-- DIRECTIONS FOR THIS TASK --
Only the lines from the start of the data to the line containing "import plotly.graph_objects as go", both included, should be output, exactly and without pictures.

-- RECORDS SUPPLIED --
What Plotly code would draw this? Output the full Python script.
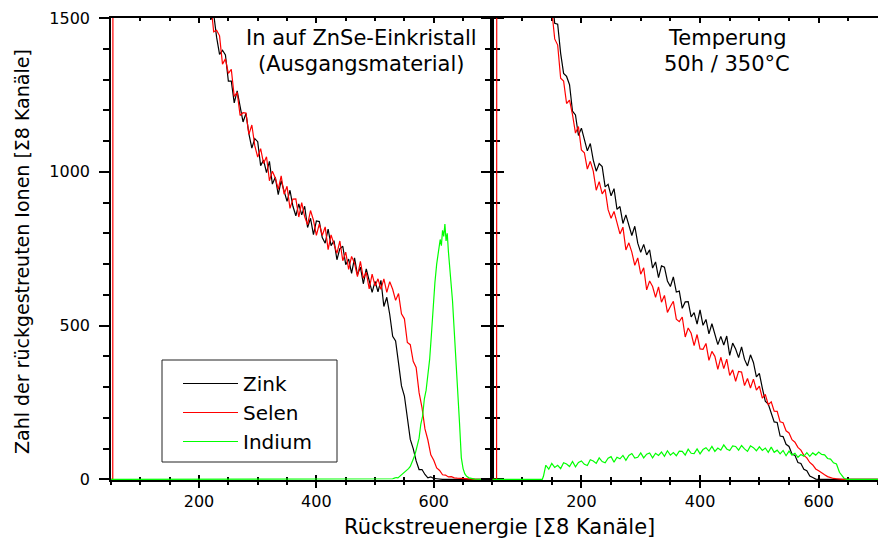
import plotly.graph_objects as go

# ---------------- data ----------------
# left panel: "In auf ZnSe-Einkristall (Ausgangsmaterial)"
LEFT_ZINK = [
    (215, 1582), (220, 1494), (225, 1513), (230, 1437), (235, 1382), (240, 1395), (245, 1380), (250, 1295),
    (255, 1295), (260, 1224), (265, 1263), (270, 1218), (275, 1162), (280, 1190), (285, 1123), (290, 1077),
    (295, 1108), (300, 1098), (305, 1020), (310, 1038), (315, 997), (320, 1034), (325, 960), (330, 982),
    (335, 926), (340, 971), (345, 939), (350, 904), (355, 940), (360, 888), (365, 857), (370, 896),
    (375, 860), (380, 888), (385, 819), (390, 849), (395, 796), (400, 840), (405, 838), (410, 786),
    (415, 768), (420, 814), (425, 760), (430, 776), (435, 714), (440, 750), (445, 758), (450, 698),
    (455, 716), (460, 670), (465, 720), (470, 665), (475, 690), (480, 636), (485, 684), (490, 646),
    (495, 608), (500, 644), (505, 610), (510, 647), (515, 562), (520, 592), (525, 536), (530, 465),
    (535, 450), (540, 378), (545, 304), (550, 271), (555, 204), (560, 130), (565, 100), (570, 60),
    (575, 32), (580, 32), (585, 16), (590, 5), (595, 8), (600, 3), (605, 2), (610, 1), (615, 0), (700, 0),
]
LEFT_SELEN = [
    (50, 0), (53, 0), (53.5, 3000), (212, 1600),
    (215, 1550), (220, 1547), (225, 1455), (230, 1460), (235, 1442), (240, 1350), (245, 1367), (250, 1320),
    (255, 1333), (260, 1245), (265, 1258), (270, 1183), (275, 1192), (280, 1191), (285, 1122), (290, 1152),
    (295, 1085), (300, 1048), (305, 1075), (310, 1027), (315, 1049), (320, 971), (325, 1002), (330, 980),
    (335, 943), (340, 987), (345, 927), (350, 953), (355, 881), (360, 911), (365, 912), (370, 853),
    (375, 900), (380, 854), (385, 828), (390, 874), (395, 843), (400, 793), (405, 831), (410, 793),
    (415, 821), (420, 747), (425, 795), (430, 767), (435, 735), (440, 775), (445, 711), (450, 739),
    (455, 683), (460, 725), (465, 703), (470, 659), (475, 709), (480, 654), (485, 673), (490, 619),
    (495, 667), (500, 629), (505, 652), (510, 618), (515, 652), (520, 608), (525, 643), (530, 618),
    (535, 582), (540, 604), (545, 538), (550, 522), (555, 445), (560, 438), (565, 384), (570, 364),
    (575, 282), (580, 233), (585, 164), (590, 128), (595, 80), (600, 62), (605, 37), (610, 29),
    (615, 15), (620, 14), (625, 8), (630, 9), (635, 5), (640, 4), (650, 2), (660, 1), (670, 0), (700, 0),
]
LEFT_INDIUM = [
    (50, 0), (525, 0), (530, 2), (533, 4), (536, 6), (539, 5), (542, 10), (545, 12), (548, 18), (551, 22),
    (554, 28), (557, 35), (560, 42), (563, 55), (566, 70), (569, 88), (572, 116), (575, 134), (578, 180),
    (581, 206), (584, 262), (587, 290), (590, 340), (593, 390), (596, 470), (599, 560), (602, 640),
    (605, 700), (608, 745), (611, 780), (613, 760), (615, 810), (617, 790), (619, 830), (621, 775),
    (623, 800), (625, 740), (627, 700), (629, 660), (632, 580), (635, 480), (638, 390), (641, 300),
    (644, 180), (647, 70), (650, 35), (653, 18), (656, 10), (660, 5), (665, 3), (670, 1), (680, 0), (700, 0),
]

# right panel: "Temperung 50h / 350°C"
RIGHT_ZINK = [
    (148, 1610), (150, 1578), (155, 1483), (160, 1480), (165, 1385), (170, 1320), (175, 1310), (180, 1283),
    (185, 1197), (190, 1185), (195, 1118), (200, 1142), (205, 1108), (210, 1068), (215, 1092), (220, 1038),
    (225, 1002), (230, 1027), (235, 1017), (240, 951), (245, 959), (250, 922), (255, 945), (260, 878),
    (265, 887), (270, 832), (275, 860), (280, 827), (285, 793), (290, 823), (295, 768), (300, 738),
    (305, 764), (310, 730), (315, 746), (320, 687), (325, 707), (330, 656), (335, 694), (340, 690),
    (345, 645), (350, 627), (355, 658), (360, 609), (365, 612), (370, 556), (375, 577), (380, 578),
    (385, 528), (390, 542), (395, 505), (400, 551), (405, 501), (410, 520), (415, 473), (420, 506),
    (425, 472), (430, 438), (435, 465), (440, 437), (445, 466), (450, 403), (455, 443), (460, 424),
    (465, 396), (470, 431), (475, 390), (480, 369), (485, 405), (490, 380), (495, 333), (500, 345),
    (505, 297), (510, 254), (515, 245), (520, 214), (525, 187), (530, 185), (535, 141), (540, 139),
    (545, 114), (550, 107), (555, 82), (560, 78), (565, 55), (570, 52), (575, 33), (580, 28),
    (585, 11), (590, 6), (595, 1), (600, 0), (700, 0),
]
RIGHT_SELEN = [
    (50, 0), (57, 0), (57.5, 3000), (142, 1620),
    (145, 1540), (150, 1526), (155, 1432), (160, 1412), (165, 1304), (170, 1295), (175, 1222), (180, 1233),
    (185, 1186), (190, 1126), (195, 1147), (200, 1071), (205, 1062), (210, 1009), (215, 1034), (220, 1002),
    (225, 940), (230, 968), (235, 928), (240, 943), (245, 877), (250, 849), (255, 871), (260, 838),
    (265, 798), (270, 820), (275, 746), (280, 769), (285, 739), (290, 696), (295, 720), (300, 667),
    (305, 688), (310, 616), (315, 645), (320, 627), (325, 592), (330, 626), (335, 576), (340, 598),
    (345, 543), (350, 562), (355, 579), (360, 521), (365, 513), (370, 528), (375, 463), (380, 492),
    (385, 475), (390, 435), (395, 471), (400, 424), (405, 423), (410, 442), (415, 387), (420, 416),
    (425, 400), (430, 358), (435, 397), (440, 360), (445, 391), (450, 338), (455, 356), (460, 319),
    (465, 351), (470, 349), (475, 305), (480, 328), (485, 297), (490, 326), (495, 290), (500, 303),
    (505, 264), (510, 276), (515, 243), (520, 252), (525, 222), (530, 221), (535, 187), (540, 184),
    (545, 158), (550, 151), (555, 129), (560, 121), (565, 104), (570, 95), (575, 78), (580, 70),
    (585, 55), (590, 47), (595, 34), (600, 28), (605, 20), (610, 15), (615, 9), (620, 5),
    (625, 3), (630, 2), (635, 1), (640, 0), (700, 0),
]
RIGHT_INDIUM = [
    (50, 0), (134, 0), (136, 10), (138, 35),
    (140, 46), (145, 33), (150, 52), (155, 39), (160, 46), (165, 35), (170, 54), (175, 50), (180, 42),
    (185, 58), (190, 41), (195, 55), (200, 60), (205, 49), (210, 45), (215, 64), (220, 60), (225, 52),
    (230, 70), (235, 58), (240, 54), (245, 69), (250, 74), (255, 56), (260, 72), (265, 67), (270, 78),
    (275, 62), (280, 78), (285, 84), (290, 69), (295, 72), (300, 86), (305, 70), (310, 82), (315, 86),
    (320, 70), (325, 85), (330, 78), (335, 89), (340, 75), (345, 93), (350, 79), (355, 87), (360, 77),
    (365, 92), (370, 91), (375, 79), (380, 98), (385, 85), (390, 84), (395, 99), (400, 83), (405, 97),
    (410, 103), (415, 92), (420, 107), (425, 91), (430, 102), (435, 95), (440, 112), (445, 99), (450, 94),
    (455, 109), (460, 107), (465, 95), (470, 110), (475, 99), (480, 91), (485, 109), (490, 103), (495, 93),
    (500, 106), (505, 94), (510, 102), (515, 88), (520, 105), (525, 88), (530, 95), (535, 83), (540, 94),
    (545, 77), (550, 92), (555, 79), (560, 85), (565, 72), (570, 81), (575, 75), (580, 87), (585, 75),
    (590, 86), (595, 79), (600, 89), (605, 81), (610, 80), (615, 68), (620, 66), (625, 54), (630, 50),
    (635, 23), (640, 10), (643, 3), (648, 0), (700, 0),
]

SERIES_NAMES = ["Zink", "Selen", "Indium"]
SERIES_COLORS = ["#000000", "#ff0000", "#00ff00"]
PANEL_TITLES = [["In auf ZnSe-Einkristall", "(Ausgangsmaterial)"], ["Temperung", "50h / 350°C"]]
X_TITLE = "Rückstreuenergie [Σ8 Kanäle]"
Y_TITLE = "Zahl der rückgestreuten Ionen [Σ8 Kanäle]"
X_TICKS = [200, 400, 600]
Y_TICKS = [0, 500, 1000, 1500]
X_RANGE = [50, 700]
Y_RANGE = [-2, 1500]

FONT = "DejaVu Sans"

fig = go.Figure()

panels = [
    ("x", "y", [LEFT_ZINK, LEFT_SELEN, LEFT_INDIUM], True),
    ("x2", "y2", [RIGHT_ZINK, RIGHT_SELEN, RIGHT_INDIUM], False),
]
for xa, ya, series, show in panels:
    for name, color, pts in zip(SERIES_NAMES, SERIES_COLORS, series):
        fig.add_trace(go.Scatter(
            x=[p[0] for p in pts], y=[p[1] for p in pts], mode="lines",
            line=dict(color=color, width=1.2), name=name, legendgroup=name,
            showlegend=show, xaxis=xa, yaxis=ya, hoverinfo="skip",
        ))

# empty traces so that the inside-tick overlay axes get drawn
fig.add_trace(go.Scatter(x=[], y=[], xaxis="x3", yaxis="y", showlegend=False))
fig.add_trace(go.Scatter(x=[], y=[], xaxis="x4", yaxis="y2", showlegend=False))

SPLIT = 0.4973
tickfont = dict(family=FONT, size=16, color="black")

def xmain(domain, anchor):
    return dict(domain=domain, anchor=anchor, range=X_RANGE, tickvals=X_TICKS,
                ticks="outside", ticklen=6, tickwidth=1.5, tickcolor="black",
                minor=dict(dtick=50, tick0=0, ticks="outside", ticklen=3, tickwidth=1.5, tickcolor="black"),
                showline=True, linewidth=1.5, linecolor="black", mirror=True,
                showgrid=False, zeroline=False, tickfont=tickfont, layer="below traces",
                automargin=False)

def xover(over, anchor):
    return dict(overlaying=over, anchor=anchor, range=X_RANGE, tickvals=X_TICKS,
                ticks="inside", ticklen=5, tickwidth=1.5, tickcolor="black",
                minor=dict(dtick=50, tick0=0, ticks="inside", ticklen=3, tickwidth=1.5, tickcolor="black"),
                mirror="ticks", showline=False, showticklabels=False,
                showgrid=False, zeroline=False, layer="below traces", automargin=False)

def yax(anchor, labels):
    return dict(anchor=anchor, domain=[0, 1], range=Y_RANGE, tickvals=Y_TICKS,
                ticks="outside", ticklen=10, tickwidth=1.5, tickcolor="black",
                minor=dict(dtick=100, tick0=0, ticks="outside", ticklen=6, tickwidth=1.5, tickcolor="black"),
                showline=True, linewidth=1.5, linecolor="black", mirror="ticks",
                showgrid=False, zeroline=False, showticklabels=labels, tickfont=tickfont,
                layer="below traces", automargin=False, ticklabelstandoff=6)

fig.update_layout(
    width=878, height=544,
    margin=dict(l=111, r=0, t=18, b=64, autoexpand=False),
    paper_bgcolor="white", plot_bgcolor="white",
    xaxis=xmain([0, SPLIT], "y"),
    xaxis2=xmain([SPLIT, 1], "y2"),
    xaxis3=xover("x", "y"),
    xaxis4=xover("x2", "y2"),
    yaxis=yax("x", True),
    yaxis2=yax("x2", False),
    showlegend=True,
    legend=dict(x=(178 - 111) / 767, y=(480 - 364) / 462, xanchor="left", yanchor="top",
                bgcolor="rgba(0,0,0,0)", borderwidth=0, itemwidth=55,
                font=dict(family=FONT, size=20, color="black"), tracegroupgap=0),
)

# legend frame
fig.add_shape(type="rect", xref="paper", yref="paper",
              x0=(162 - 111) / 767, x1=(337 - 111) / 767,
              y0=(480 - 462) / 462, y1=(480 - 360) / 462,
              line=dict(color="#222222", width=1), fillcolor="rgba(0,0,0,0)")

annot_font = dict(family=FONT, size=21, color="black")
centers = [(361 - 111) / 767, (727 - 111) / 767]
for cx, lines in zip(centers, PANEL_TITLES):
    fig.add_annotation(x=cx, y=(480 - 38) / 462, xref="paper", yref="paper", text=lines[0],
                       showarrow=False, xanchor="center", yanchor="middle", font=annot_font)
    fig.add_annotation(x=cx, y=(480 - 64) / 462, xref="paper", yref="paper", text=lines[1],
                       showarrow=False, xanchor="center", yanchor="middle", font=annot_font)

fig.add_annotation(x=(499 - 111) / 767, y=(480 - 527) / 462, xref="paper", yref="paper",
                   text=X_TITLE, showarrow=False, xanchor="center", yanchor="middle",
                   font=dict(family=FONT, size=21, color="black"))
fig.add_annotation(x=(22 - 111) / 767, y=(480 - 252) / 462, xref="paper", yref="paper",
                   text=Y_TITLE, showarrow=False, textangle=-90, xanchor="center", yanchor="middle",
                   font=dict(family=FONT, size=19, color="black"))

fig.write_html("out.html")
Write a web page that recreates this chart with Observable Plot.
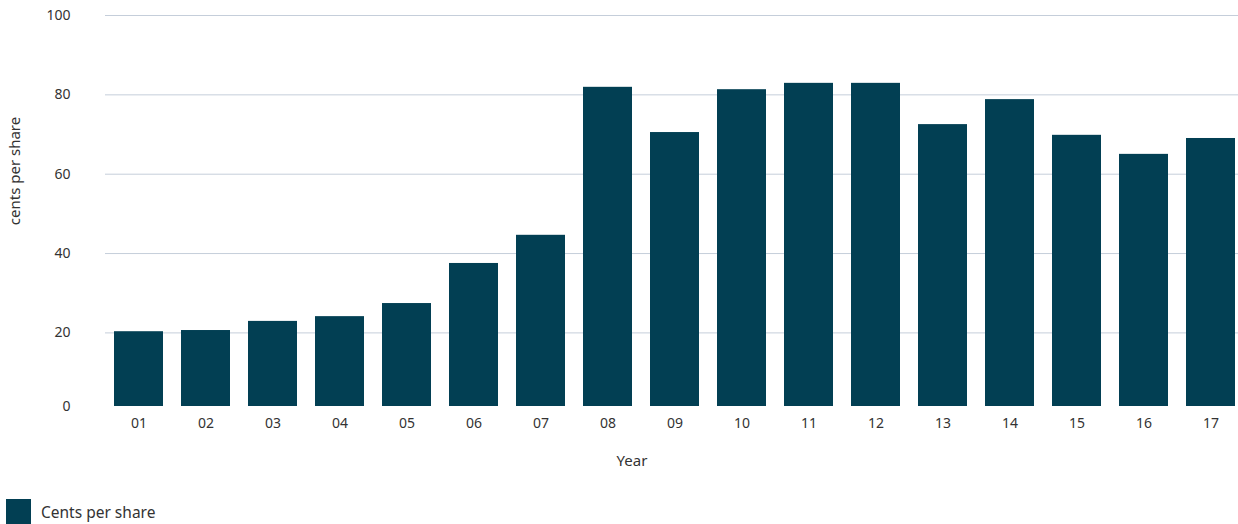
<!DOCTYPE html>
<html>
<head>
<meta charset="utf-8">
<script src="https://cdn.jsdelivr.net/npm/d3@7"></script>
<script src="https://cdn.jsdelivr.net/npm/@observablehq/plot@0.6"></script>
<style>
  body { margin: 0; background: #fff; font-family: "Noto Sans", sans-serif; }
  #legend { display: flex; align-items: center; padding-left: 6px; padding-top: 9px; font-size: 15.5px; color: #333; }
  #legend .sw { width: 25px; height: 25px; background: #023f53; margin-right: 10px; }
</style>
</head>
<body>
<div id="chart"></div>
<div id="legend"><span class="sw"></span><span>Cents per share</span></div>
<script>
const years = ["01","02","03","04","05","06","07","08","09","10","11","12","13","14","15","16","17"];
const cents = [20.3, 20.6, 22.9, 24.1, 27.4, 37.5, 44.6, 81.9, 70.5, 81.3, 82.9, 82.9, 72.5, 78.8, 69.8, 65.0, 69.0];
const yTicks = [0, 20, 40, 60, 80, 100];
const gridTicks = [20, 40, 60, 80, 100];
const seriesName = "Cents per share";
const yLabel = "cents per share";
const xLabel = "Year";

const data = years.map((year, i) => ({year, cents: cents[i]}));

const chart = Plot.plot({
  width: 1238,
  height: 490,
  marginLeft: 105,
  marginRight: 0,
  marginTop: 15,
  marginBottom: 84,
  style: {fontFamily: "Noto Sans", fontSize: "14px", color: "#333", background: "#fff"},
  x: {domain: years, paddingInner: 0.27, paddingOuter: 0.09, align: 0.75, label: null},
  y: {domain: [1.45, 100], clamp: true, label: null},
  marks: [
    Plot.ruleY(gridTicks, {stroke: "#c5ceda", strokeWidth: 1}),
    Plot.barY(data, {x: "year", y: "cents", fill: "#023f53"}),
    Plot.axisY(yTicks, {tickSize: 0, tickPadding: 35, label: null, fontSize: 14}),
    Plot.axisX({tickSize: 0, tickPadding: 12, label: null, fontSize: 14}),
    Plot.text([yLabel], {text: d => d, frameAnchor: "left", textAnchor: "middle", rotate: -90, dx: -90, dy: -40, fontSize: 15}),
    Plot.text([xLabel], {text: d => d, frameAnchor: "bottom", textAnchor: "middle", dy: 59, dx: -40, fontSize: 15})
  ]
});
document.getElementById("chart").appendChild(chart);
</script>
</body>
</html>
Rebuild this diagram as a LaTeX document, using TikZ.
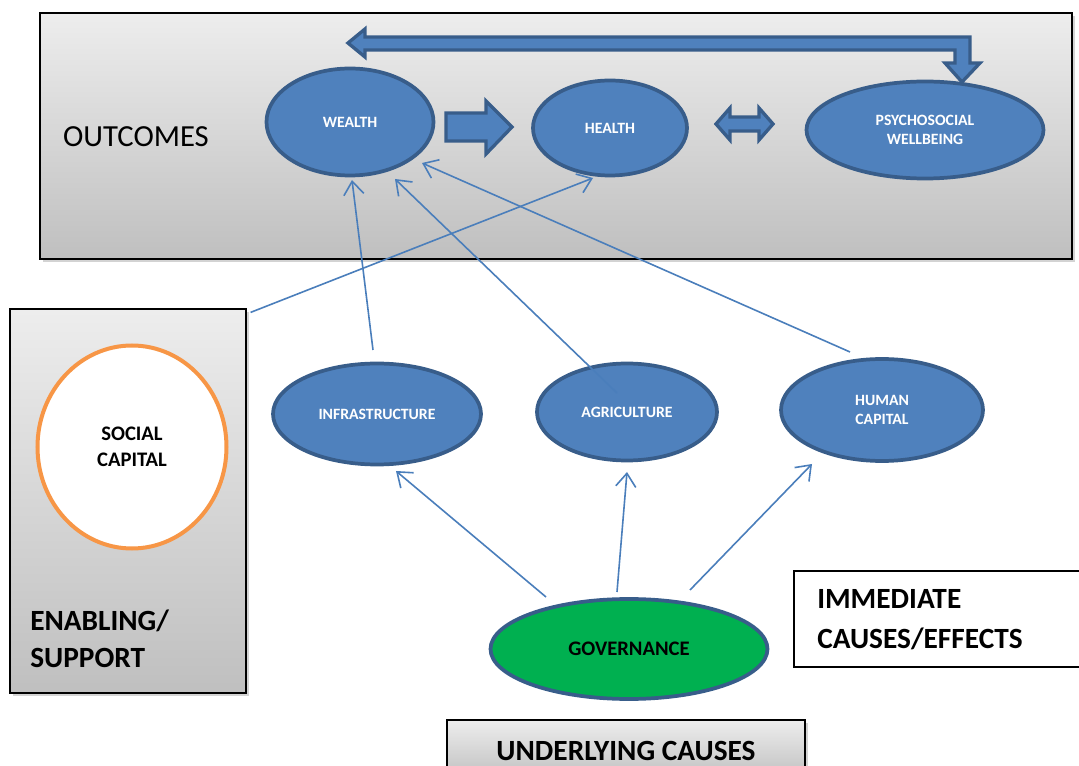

-- SOLUTION TO THIS TASK --
What Plotly code would draw this? Output the full Python script.
import plotly.graph_objects as go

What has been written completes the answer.